Aaron the Polish Jew

A short story: make of it what you will.

I was recently in Sanok, Poland, where they have the country’s largest skansen, an open-air museum of past lifestyles and architecture, like Plymouth Plantation or Colonial Williamsburg in the US… except that their romantic past is the turn of the twentieth century, when my grandparents were leaving this region for Vienna and New York.

The    skansen reflects the multi-cultural nature of rural Galicia in 1900, with sections showing the lifestyles of the Eastern Orthodox Boyks and Lemks, the Catholic (now often called “ethnic”) Poles… and a large wooden synagogue and two “Jewish” houses on the main square.

Unlike Plymouth or Williamsburg, these buildings are not staffed by people in period costume or demonstrating period crafts.

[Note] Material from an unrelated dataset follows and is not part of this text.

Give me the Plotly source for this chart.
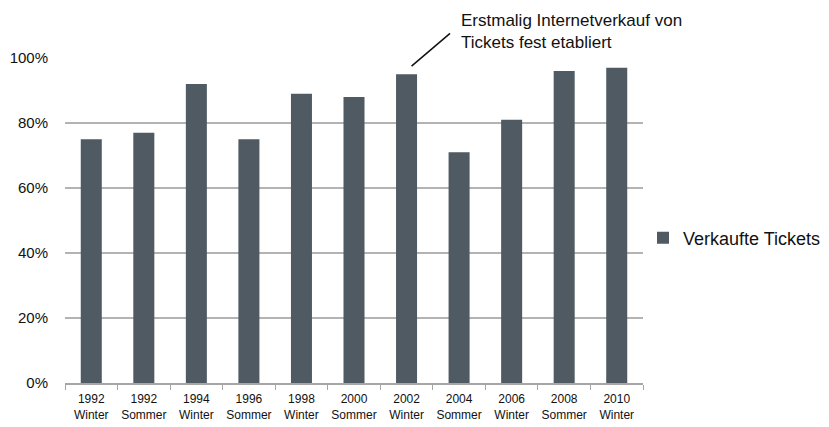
import plotly.graph_objects as go

categories = ["1992<br>Winter", "1992<br>Sommer", "1994<br>Winter", "1996<br>Sommer",
              "1998<br>Winter", "2000<br>Sommer", "2002<br>Winter", "2004<br>Sommer",
              "2006<br>Winter", "2008<br>Sommer", "2010<br>Winter"]
values = [75, 77, 92, 75, 89, 88, 95, 71, 81, 96, 97]
series_name = "Verkaufte Tickets"
y_ticks = [0, 20, 40, 60, 80, 100]
y_tick_labels = ["0%", "20%", "40%", "60%", "80%", "100%"]
annotation_text = "Erstmalig Internetverkauf von<br>Tickets fest etabliert"
annotation_category = "2002<br>Winter"
annotation_value = 97.5

FONT = "Liberation Sans, Arial, sans-serif"

fig = go.Figure()
fig.add_trace(go.Bar(
    x=categories, y=values, name=series_name,
    marker=dict(color="#4f5a62", line=dict(width=0)),
    width=0.4, showlegend=True,
))

fig.add_annotation(
    x=annotation_category, y=annotation_value, xref="x", yref="y",
    text="", showarrow=True, arrowhead=0, arrowwidth=1.5, arrowcolor="#111",
    ax=40, ay=-34, xshift=5,
)
fig.add_annotation(
    x=0.682, y=1.151, xref="paper", yref="paper", xanchor="left", yanchor="top",
    text=annotation_text, showarrow=False, align="left",
    font=dict(family=FONT, size=17, color="#111"),
)

fig.update_layout(
    width=829, height=427,
    margin=dict(l=57, r=194, t=50, b=52, autoexpand=False),
    paper_bgcolor="white", plot_bgcolor="white",
    font=dict(family=FONT, color="#111"),
    legend=dict(x=1.0, y=0.446, xanchor="left", yanchor="middle",
                font=dict(family=FONT, size=18, color="#111"),
                itemwidth=30),
    xaxis=dict(
        showline=True, linecolor="#a6a6a6", linewidth=1.5,
        ticks="outside", tickson="boundaries", ticklen=5, tickcolor="#a6a6a6",
        tickfont=dict(family=FONT, size=12, color="#111"),
        tickangle=0, showgrid=False, automargin=False,
        ticklabelstandoff=4,
    ),
    yaxis=dict(
        range=[0, 100], tickvals=y_ticks, ticktext=y_tick_labels,
        showgrid=True, gridcolor="#b3b3b3", gridwidth=2,
        zeroline=False, showline=False, automargin=False,
        tickfont=dict(family=FONT, size=15, color="#111"),
        ticklabelstandoff=16,
    ),
)

fig.write_html("out.html")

At least on the day I visited, the guides were dressed normally in modern dress, with one exception…

The guide for the Jewish house had a long beard, wore a long black coat and hat, and had a character name-tag: Aaron.

He spoke some English, and enthusiastically showed us around: the bedroom, for example, where he pointed out the curling iron for shaping the men’s peyos and the peculiarity of the marital bed, which could be separated when the Jewish woman had her period or had given birth, hence was “unclean,” and pushed together again after she had bathed in the mikveh. He showed us the special dishes for meat and dairy, and the sabbath dishes. All very strange and exotic…

He was funny and charming, with a gleam in his eye and a spring in his step. And, finally, as we were leaving, I had to ask: “So, are you Jewish?”

He grinned, pointed at his watch, and said: “Till six o’clock!”